**TASK BRIEF:**
Without changing a character, return the entries, but not the images they hold.

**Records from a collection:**
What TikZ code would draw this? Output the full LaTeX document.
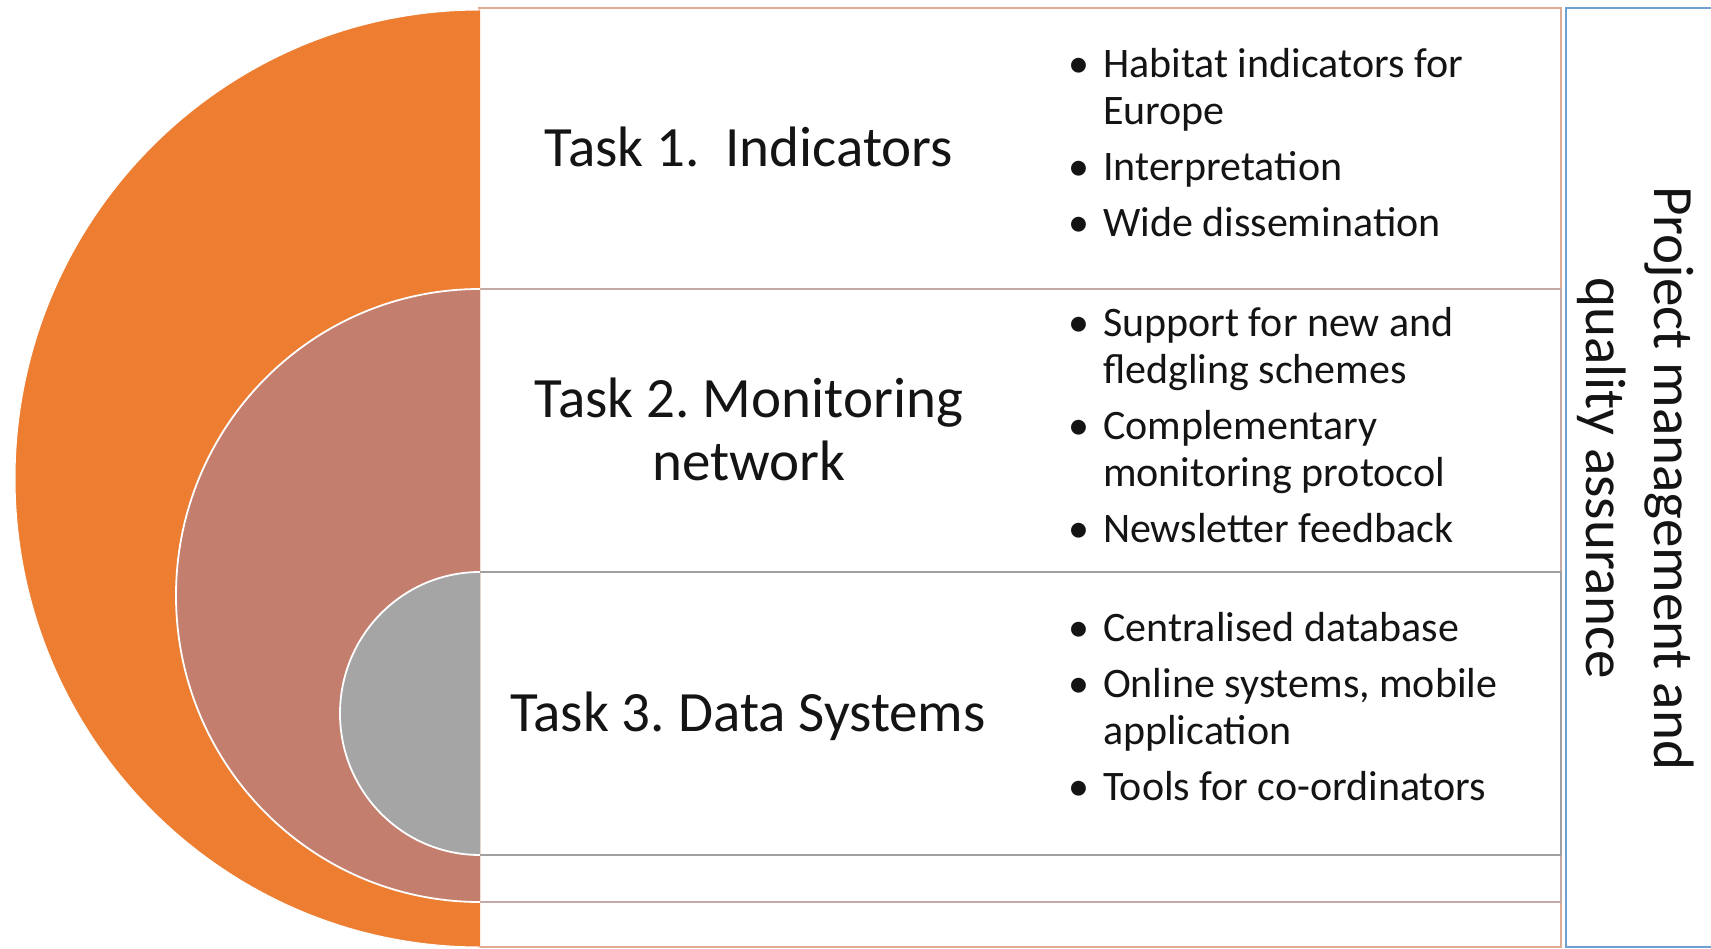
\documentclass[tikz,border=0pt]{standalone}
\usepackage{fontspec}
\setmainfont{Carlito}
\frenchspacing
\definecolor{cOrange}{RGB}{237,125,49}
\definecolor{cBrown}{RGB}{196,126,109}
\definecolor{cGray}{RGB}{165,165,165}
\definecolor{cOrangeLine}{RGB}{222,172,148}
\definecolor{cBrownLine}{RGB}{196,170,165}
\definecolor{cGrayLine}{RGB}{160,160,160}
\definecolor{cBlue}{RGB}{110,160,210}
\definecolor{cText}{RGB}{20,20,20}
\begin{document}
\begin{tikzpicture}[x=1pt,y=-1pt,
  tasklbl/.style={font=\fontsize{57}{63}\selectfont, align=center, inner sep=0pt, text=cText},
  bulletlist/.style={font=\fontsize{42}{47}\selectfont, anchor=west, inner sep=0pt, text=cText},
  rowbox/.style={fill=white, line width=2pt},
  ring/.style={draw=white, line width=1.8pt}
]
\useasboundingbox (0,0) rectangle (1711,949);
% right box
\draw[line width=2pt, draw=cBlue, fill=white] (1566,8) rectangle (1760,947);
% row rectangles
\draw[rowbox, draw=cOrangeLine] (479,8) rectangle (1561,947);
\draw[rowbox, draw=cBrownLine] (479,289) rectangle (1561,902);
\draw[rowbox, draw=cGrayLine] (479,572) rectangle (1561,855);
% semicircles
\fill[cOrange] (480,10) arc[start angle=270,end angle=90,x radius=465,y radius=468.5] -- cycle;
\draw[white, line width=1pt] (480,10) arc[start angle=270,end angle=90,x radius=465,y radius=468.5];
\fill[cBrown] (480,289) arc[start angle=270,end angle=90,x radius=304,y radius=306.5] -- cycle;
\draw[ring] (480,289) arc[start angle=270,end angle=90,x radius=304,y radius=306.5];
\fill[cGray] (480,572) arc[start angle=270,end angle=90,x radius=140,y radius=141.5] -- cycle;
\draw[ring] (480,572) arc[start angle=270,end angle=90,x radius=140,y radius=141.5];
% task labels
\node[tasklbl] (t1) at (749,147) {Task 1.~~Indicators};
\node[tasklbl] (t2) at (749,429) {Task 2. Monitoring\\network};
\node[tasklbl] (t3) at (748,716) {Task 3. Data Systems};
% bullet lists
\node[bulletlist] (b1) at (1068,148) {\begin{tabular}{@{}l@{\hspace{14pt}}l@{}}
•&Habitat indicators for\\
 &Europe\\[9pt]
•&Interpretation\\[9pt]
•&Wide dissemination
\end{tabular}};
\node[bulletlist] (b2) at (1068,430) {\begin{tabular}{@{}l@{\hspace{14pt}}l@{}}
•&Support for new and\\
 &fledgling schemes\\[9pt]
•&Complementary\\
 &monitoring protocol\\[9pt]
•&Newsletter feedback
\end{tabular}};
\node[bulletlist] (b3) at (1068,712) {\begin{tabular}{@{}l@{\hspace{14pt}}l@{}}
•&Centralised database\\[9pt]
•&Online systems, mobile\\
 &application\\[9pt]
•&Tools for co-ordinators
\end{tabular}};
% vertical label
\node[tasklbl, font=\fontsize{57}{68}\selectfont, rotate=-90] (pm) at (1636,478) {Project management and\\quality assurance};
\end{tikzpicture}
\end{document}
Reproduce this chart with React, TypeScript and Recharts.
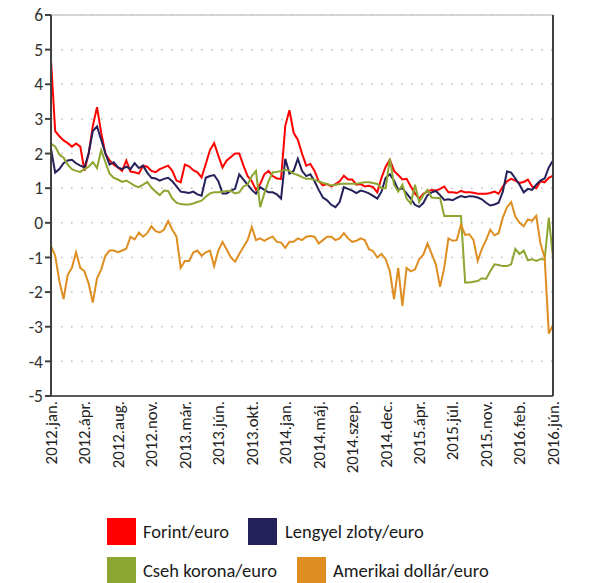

**SOLUTION:**
What TikZ code would draw this? Output the full LaTeX document.
\documentclass[tikz,border=0pt]{standalone}
\usepackage{fontspec}
\setmainfont{Carlito}
\frenchspacing
\definecolor{cOrange}{RGB}{237,125,49}
\definecolor{cBrown}{RGB}{196,126,109}
\definecolor{cGray}{RGB}{165,165,165}
\definecolor{cOrangeLine}{RGB}{222,172,148}
\definecolor{cBrownLine}{RGB}{196,170,165}
\definecolor{cGrayLine}{RGB}{160,160,160}
\definecolor{cBlue}{RGB}{110,160,210}
\definecolor{cText}{RGB}{20,20,20}
\begin{document}
\begin{tikzpicture}[x=1pt,y=-1pt,
  tasklbl/.style={font=\fontsize{57}{63}\selectfont, align=center, inner sep=0pt, text=cText},
  bulletlist/.style={font=\fontsize{42}{47}\selectfont, anchor=west, inner sep=0pt, text=cText},
  rowbox/.style={fill=white, line width=2pt},
  ring/.style={draw=white, line width=1.8pt}
]
\useasboundingbox (0,0) rectangle (1711,949);
% right box
\draw[line width=2pt, draw=cBlue, fill=white] (1566,8) rectangle (1760,947);
% row rectangles
\draw[rowbox, draw=cOrangeLine] (479,8) rectangle (1561,947);
\draw[rowbox, draw=cBrownLine] (479,289) rectangle (1561,902);
\draw[rowbox, draw=cGrayLine] (479,572) rectangle (1561,855);
% semicircles
\fill[cOrange] (480,10) arc[start angle=270,end angle=90,x radius=465,y radius=468.5] -- cycle;
\draw[white, line width=1pt] (480,10) arc[start angle=270,end angle=90,x radius=465,y radius=468.5];
\fill[cBrown] (480,289) arc[start angle=270,end angle=90,x radius=304,y radius=306.5] -- cycle;
\draw[ring] (480,289) arc[start angle=270,end angle=90,x radius=304,y radius=306.5];
\fill[cGray] (480,572) arc[start angle=270,end angle=90,x radius=140,y radius=141.5] -- cycle;
\draw[ring] (480,572) arc[start angle=270,end angle=90,x radius=140,y radius=141.5];
% task labels
\node[tasklbl] (t1) at (749,147) {Task 1.~~Indicators};
\node[tasklbl] (t2) at (749,429) {Task 2. Monitoring\\network};
\node[tasklbl] (t3) at (748,716) {Task 3. Data Systems};
% bullet lists
\node[bulletlist] (b1) at (1068,148) {\begin{tabular}{@{}l@{\hspace{14pt}}l@{}}
•&Habitat indicators for\\
 &Europe\\[9pt]
•&Interpretation\\[9pt]
•&Wide dissemination
\end{tabular}};
\node[bulletlist] (b2) at (1068,430) {\begin{tabular}{@{}l@{\hspace{14pt}}l@{}}
•&Support for new and\\
 &fledgling schemes\\[9pt]
•&Complementary\\
 &monitoring protocol\\[9pt]
•&Newsletter feedback
\end{tabular}};
\node[bulletlist] (b3) at (1068,712) {\begin{tabular}{@{}l@{\hspace{14pt}}l@{}}
•&Centralised database\\[9pt]
•&Online systems, mobile\\
 &application\\[9pt]
•&Tools for co-ordinators
\end{tabular}};
% vertical label
\node[tasklbl, font=\fontsize{57}{68}\selectfont, rotate=-90] (pm) at (1636,478) {Project management and\\quality assurance};
\end{tikzpicture}
\end{document}
Reproduce this chart with React, TypeScript and Recharts.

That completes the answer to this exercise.